The Fifth Letter is Nicole Moriarty's third novel. Set in Sydney, the story follows a group of women in their mid-thirties. Joni, Deb, Trin, and Eden have been friends since they were twelve years old. Joni was the one who picked them out of her homeroom class and the girls have remained close for the past twenty-three years. Lately they've drifted apart and Joni feels as though she's the only one who cares. Determined to reconnect, she arranges another of their annual holidays, but the appearance of a threatening letter changes everything.
Told over multiple time lines, I found The Fifth Letter completely captivating. The flashbacks to 1993 perfectly captured high school in the 90s, and highlighted how the group dynamic first started. Joni's confessional conversations were a humorous touch, and the main plot line was a realistic look at the way friendships shift and develop over time. Even between close friends there can be rivalries, grudges, pettiness, and I'm sure readers will be able to relate to aspects of what the girls go through.
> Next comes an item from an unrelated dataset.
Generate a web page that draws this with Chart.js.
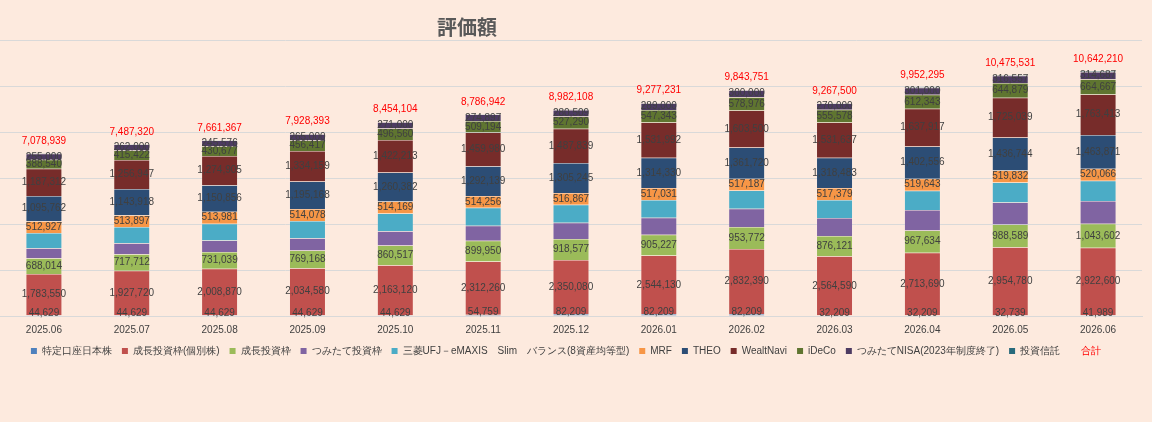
<script src="https://cdn.jsdelivr.net/npm/chart.js@4"></script>
<style>html,body{margin:0;background:#fdeade;}#w{width:1152px;height:422px;}</style>
<div id="w"><canvas id="c"></canvas></div>
<script>
var months = ["2025.06","2025.07","2025.08","2025.09","2025.10","2025.11","2025.12","2026.01","2026.02","2026.03","2026.04","2026.05","2026.06"];
var tokutei = [44629,44629,44629,44629,44629,54759,82209,82209,82209,32209,32209,32739,41989];
var seichoKobetsu = [1783550,1927720,2008870,2034580,2163120,2312260,2350080,2544130,2832390,2564590,2713690,2954780,2922600];
var seicho = [688014,717712,731039,769168,860517,899950,918577,905227,953772,876121,967634,988589,1043602];
var tsumitate = [430000,470000,500000,530000,620000,660000,700000,740000,800000,790000,900000,960000,990000];
var emaxis = [663205,705075,730834,755194,771514,779507,783492,775969,783997,781503,835303,866372,887315];
var mrf = [512927,513897,513981,514078,514169,514256,516867,517031,517187,517379,519643,519832,520066];
var theo = [1095762,1143918,1150856,1195168,1260382,1292139,1305245,1314330,1361720,1318483,1402556,1436744,1463871];
var wealth = [1187312,1256947,1274905,1334159,1422213,1459980,1487839,1531992,1603500,1531637,1637917,1725039,1763413];
var ideco = [388540,415422,430677,456417,496560,509194,527290,547343,578976,555578,612343,644879,664667];
var nisa = [255000,262000,245576,265000,271000,274897,280509,289000,300000,270000,301000,316557,314687];
var toshin = [30000,30000,30000,30000,30000,30000,30000,30000,30000,30000,30000,30000,30000];
var totals = [7078939,7487320,7661367,7928393,8454104,8786942,8982108,9277231,9843751,9267500,9952295,10475531,10642210];

var series = [
  ["特定口座日本株", tokutei, "#4f81bd", true],
  ["成長投資枠(個別株)", seichoKobetsu, "#c0504d", true],
  ["成長投資枠", seicho, "#9bbb59", true],
  ["つみたて投資枠", tsumitate, "#8064a2", false],
  ["三菱UFJ－eMAXIS　Slim　バランス(8資産均等型)", emaxis, "#4bacc6", false],
  ["MRF", mrf, "#f79646", true],
  ["THEO", theo, "#2c4d75", true],
  ["WealtNavi", wealth, "#772c2a", true],
  ["iDeCo", ideco, "#5f7530", true],
  ["つみたてNISA(2023年制度終了)", nisa, "#4d3b62", true],
  ["投資信託", toshin, "#276a7c", false]
];
var fmt = function(v){ return v.toLocaleString("en-US"); };

var labelPlugin = {
  id: "labels",
  afterDatasetsDraw: function(chart) {
    var ctx = chart.ctx;
    ctx.save();
    ctx.textAlign = "center";
    ctx.textBaseline = "middle";
    ctx.font = "10px 'Liberation Sans', Arial";
    chart.data.datasets.forEach(function(ds, i) {
      if (!series[i][3]) return;
      chart.getDatasetMeta(i).data.forEach(function(bar, j) {
        var y = i === 0 ? bar.y - 2 : (bar.y + bar.base) / 2;
        ctx.fillStyle = "#404040";
        ctx.fillText(fmt(ds.data[j]), bar.x, y);
      });
    });
    var last = chart.getDatasetMeta(series.length - 1).data;
    ctx.fillStyle = "#ff0000";
    last.forEach(function(bar, j) {
      ctx.fillText(fmt(totals[j]), bar.x, bar.y - 12);
    });
    ctx.font = "bold 20px 'Noto Sans CJK JP'";
    ctx.fillStyle = "#595959";
    ctx.fillText("評価額", 467, 27);
    ctx.restore();
  }
};

new Chart(document.getElementById("c"), {
  type: "bar",
  data: {
    labels: months,
    datasets: series.map(function(s) {
      return { label: s[0], data: s[1], backgroundColor: s[2], borderColor: "rgba(255,255,255,0.4)", borderWidth: 0.5, categoryPercentage: 1, barPercentage: 0.41 };
    })
  },
  options: {
    responsive: true, maintainAspectRatio: false, animation: false,
    layout: { padding: { top: 40, left: -10, right: 10, bottom: 26 } },
    scales: {
      x: { stacked: true, grid: { display: false }, border: { color: "#d9d9d9" },
           ticks: { color: "#404040", font: { size: 10 }, padding: 0 } },
      y: { stacked: true, min: 0, max: 12000000, ticks: { display: false, stepSize: 2000000 },
           grid: { color: "#d9d9d9" }, border: { display: false } }
    },
    plugins: {
      tooltip: { enabled: false },
      legend: {
        position: "bottom",
        labels: {
          boxWidth: 6, boxHeight: 6, padding: 10, color: "#404040", font: { size: 10 },
          generateLabels: function(chart) {
            var items = Chart.defaults.plugins.legend.labels.generateLabels(chart);
            items.forEach(function(it){ it.lineWidth = 0; });
            items.push({ text: "合計", fillStyle: "rgba(0,0,0,0)", strokeStyle: "rgba(0,0,0,0)", lineWidth: 0, fontColor: "#ff0000", hidden: false, datasetIndex: -1 });
            return items;
          }
        }
      }
    }
  },
  plugins: [labelPlugin, { id: "legendGap", beforeInit: function(chart) {
    var orig = chart.legend && chart.legend.fit;
  }, afterInit: function(chart) {
    var fit = chart.legend.fit;
    chart.legend.fit = function() { fit.bind(chart.legend)(); this.height += 30; };
  } }]
});
</script>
Each of the four main characters felt equally well developed, and though I favoured Joni, I liked that she wasn't perfect, she had flaws and secrets, just like the other three.
I found myself intrigued from the moment the fifth letter was printed, and that curiosity only grew over the course of the story. One minute I'd be sure I knew which letter belonged to each girl and who had written the fifth letter, and then something else would be revealed and my certainty would vanish. The plot, the twists, and the conclusion were all cleverly thought out and kept me guessing until the end.
Ableist language: idiot, crazy, insane, lame.
The Fifth Letter is a compelling mystery with a strong focus on the bonds formed between girls and women. The story is perfectly paced, surprising, and touching. I found it hard to put down and would highly recommend it to adults and older YA readers, too.
International readers: The Fifth Letter is also available in the USA and UK.